The urban-rural divide will be the dominant issue in this country over the next decade or longer. It will manifest itself in almost all areas of our society, in job creation, inequality, taxes, access to health care, voting rights, and, above all, corporate and political power.
I have already written about how this divide will impact our electoral system in the not too distant future. According to one estimate, by 2040 70% of the population will be living in cities in just 15 states represented by just 30 US Senators. Conversely, 30% of the population will be represented by 70 Senators. The perverse skewing this will have not only the makeup of the US Senate but also on the already perverted Electoral College is easy to see but also hard to imagine how it will be sustainable in something called a democracy.

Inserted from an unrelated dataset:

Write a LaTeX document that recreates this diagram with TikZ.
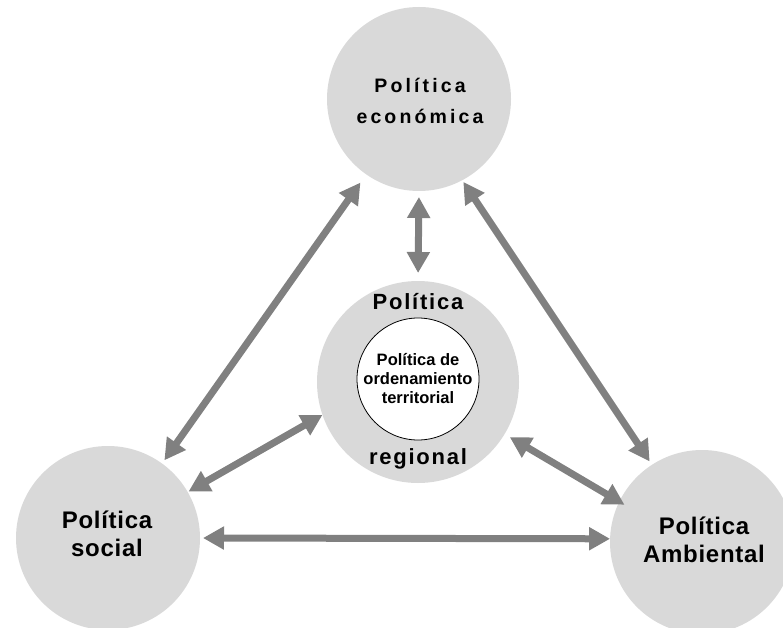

Today, the NY Times outlines the current battleground of that divide, describing the various actions that state legislatures are taking to negate the locally-made decisions made in cities. According to the Times, using pre-emption laws, Republican legislatures "aren’t merely overruling local laws; they’ve walled off whole new realms where local governments aren’t allowed to govern at all...As standoffs between red states and blue cities grow more rancorous, the tactics of pre-emption laws have become personal and punitive: Several states are now threatening to withhold resources from communities that defy them and to hold their elected officials legally and financially liable."
States have use per-emption laws to restrict sanctuary cities, minimum wage, LGBTQ rights, paid sick leave, fracking, free wifi, and even bans on plastic bags. Those legislatures are also rewriting laws to restrict and/or punish legitimate protest, potentially leaving protest organizers with crippling financial liabilities. Now they are also trying to legally and/or financially punish duly elected officials who adopt local ordnances that conflict with state policy.
"Texas’ new sanctuary city law imposes civil fines as high as $25,500 a day on local governments and officials who block cooperation with federal immigration requests. And it threatens officials who flout the law with removal from office and misdemeanor charges...Ohio passed a law blocking a longstanding requirement that city construction contracts hire some local workers...North Carolina’s so-called bathroom bill sought to squash a local ordinance in Charlotte adding gender identity to the city’s nondiscrimination policy...St. Louis this year passed an ordinance banning employer and housing discrimination against women who use contraception or have abortions. Gov. Eric Greitens of Missouri, a Republican, called the state legislature back into special session in June in part to undo that law (it would turn St. Louis, he said, into an 'abortion sanctuary city')...In Texas...proposals that would block cities from regulating trees on private land, restricting cellphone use in cars, and allowing transgender residents to use the bathroom matching their identity".
This is just another front on the attack on our democracy that Republicans have been waging for the last two decades or so. For years, "local control" has been a mantra of the GOP, mostly as a response to federal rules and regulations coming out of Washington. But it is clear that just was just another slogan in the Republican quest for raw political power. Any real "local control" that opposes Republican policies or power must and will be quashed. As I continually ask in my writing, can our democracy survive in this kind of environment? I certainly doesn't look good.